I have not completed the tree yet, but practice every day and try to find someone who can also speak Spanish to speak with. Congratz on your almost Ph.D!! Hope this helps. Keep it up!


Here is a spanish song that I really like. Of course you want to look at other things but I like reading and music so I would read spanish books and listen to spanish songs!https://www.youtube.com/watch?v=E86sdXGrqbs

[deactivated user]
    1. get through more detailed serious coursebooks for beginners and intermediates. you might use even the monolingual ones, your duo basics should give you that. Grammar exercise books like Gramatica de Uso are awesome. For vocabulary and verb drilling, there are good courses on Memrise by the users (not the official ones).

    2.after that, consume a lot of native media. Start from easier books (for example translations of something you know well) and audiobooks, through harder books and dubbed tv series, up to various original books and tv series and movies.

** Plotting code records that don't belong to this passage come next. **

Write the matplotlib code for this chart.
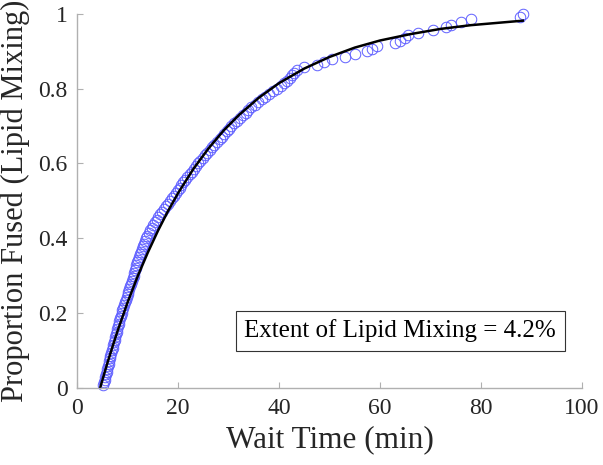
import numpy as np
import matplotlib
matplotlib.use('Agg')
import matplotlib.pyplot as plt

# wait times (min) of the individual lipid-mixing events
wait_times = [
    5.2, 5.4, 5.5, 5.6, 5.7, 5.85, 6.0,
    6.1, 6.25, 6.4, 6.5, 6.6, 6.75, 6.9,
    7.0, 7.15, 7.3, 7.4, 7.5, 7.65, 7.8,
    7.95, 8.1, 8.2, 8.35, 8.5, 8.65, 8.8,
    8.95, 9.1, 9.3, 9.5, 9.65, 9.8, 10.0,
    10.15, 10.3, 10.5, 10.7, 10.85, 11.0, 11.2,
    11.35, 11.5, 11.6, 11.75, 11.9, 12.05, 12.2,
    12.4, 12.6, 12.8, 13.0, 13.2, 13.4, 13.6,
    13.9, 14.2, 14.5, 14.8, 15.1, 15.4, 15.8,
    16.1, 16.5, 16.8, 17.2, 17.5, 17.9, 18.3,
    18.7, 19.1, 19.5, 19.9, 20.3, 20.6, 21.0,
    21.4, 21.8, 22.3, 22.7, 23.1, 23.5, 24.0,
    24.4, 24.9, 25.4, 25.8, 26.3, 26.8, 27.2,
    27.7, 28.2, 28.7, 29.1, 29.6, 30.0, 30.5,
    31.0, 31.6, 32.2, 32.8, 33.4, 33.9, 34.5,
    35.2, 35.9, 36.6, 37.3, 38.0, 38.8, 39.5,
    40.3, 41.0, 41.6, 42.1, 42.6, 43.0, 43.5,
    45.0, 47.5, 49.0, 50.5, 53.0, 55.0, 57.5,
    58.5, 59.5, 63.0, 64.0, 65.0, 65.5, 67.5,
    70.5, 73.0, 74.0, 76.0, 78.0, 87.8, 88.3,
]

# fitted curve, sampled off the plot
fit_x = [4.55, 5, 6, 7, 8, 10, 12, 14, 16, 18, 20, 23, 26, 29, 32, 36, 40,
         45, 50, 55, 60, 66, 72, 78, 84, 88.3]
fit_y = [0.0, 0.021, 0.067, 0.110, 0.152, 0.229, 0.299, 0.362, 0.420, 0.473,
         0.521, 0.585, 0.640, 0.688, 0.729, 0.776, 0.815, 0.854, 0.885, 0.910,
         0.929, 0.946, 0.960, 0.970, 0.977, 0.982]

extent_label = 'Extent of Lipid Mixing = 4.2%'
x_ticks = [0, 20, 40, 60, 80, 100]
y_ticks = [0, 0.2, 0.4, 0.6, 0.8, 1]

plt.rcParams['font.family'] = ['Liberation Serif', 'DejaVu Serif']

t = np.sort(np.array(wait_times))
proportion = np.arange(1, len(t) + 1) / len(t)

fig = plt.figure(figsize=(6.03, 4.65), dpi=100)
ax = fig.add_axes([0.128, 0.166, 0.837, 0.804])

ax.plot(t, proportion, 'o', mfc='none', mec='#5f5fff', ms=7.6, mew=0.7,
        clip_on=False)
ax.plot(fit_x, fit_y, '-', color='black', lw=1.8)

ax.set_xlim(0, 100)
ax.set_ylim(0, 1)
ax.set_xticks(x_ticks)
ax.set_yticks(y_ticks)
ax.set_yticklabels(['0', '0.2', '0.4', '0.6', '0.8', '1'])

for side in ['top', 'right']:
    ax.spines[side].set_visible(False)
for side in ['left', 'bottom']:
    ax.spines[side].set_color('#b0b0b0')
    ax.spines[side].set_linewidth(1.0)
ax.tick_params(direction='in', length=4, width=0.8, color='#b0b0b0',
               labelsize=17, labelcolor='#262626', pad=7)

ax.set_xlabel('Wait Time (min)', fontsize=22.5, color='#262626', labelpad=5)
ax.set_ylabel('Proportion Fused (Lipid Mixing)', fontsize=22, color='#262626',
              labelpad=6)

ax.text(0.64, 0.152, extent_label, transform=ax.transAxes, ha='center',
        va='center', fontsize=18, color='black',
        bbox=dict(boxstyle='square,pad=0.35', facecolor='white',
                  edgecolor='#333333', linewidth=0.8))

fig.savefig('out.png', dpi=100)
plt.close(fig)
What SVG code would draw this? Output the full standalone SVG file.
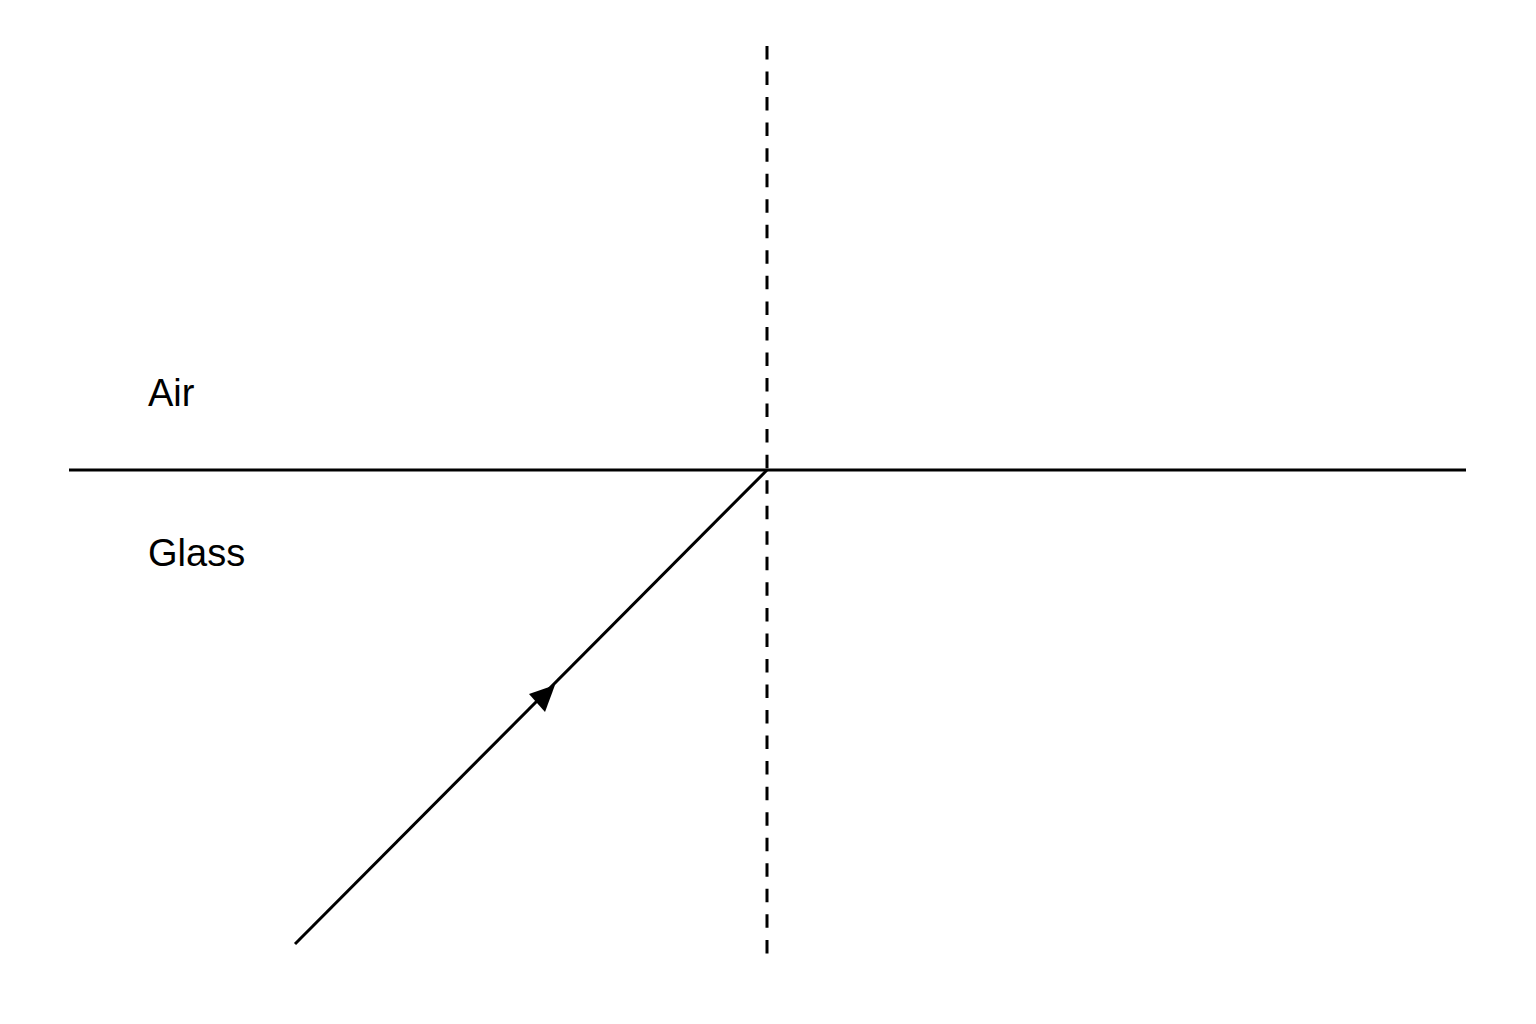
<svg xmlns="http://www.w3.org/2000/svg" width="1536" height="1024" viewBox="0 0 1536 1024">
<style>
.line{stroke:#000;stroke-width:3;fill:none}
.normal{stroke:#000;stroke-width:3;stroke-dasharray:13.5 12.04;fill:none}
.lbl{font-family:"Liberation Sans",Arial,sans-serif;font-size:38px;fill:#000}
</style>
<rect width="1536" height="1024" fill="#fff"/>
<g id="boundary"><line class="line" x1="69" y1="470" x2="1466" y2="470"/></g>
<g id="normal"><line class="normal" x1="767" y1="46" x2="767" y2="954"/></g>
<g id="labels">
<text class="lbl" x="148" y="406">Air</text>
<text class="lbl" x="148" y="566">Glass</text>
</g>
<g id="connectors">
<line class="line" x1="295" y1="944" x2="767" y2="470"/>
<polygon points="555,685 529,694 545,712" fill="#000"/>
</g>
</svg>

    A lot of the advice given is good in general, you are just highly unlikely to have strong enough basics for that just after Duolingo. Yes, it does some work, you surely will have learnt a lot, but all of it will still be rather superficial. And the key skill for living abroad is the listening comprehension, you will thank yourself for the time you'll have spent on it.

    I wish you good luck and great results and lots of fun with Spanish!